16 juin 2005

lamelle, donc

Chaque fois que se rompent les membranes de l’oeuf d’où va sortir le foetus en passe de devenir un nouveau-né, imaginez un instant que quelque chose s’en envole, qu’on peut faire avec un oeuf aussi qu’un homme, à savoir l’hommelette, ou la lamelle.

La lamelle, c’est quelque chose d’extra-plat, qui se déplace comme l’amibe. Simplement, c’est un peu plus compliqué. Mais ça passe partout. Et comme c’est quelque chose – je vous dirai tout à l’heure pourquoi – qui a à voir avec ce que l’être sexué perd dans la sexualité, c’est, comme est l’amibe par rapport aux êtres sexués, immortel. Puisque ça survit à toute division, puisque ça subsiste à toute intervention scissipare. Et ça court.

Eh bien! ça n’est pas rassurant. Supposez seulement que ça vienne vous envelopper le visage, pendant que vous dormez tranquillement…

Je vois mal comment nous n’entrerions pas en lutte avec un être capable de ces propriétés. Mais ça ne serait pas une lutte bien commode. Cette lamelle, cet organe, qui a pour caractéristique de ne pas exister, mais qui n’en est pas moins un organe – je pourrais vous donner plus de développement sur sa place zoologique – c’est la libido.

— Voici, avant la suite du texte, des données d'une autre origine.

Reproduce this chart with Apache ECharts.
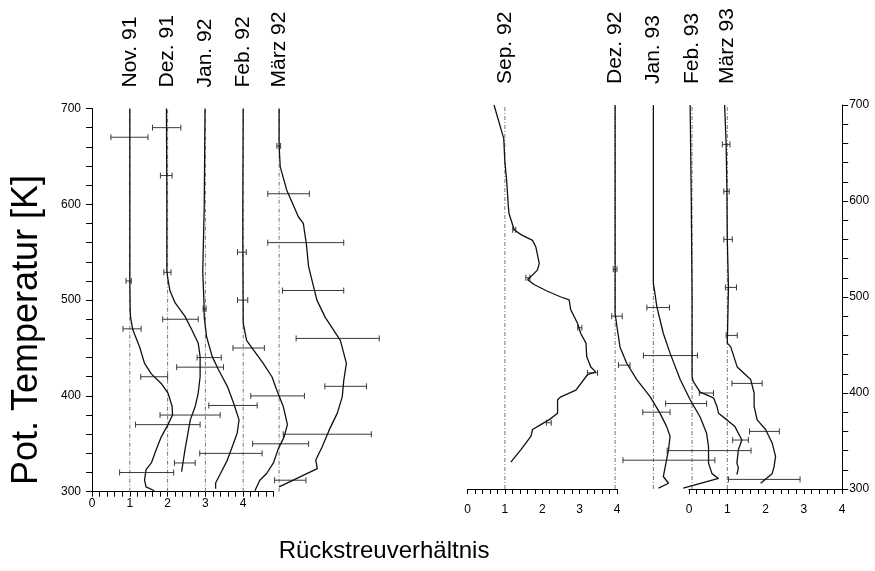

C’est la libido, en tant que pur instinct de vie, c’est-à-dire de vie immortelle, de vie irrépressible, de vie qui n’a besoin, elle, d’aucun organe, de vie simplifiée et indestructible. C’est ce qui est justement soustrait à l’être vivant de ce qu’il est soumis au cycle de la reproduction sexuée. Et c’est de cela que sont les représentants, les équivalents, toutes les formes que l’on peut énumérer de l’objet a. Les objets a n’en sont que les représentants, les figures. Le sein – comme équivoque, comme élément caractéristique de l’organisation mammifère, le placenta par exemple – représente bien cette part de lui-même que l’individu perd à la naissance, et qui peut servir à symboliser le plus profond objet perdu. Pour tous les autres objets, je pourrais évoquer la même référence.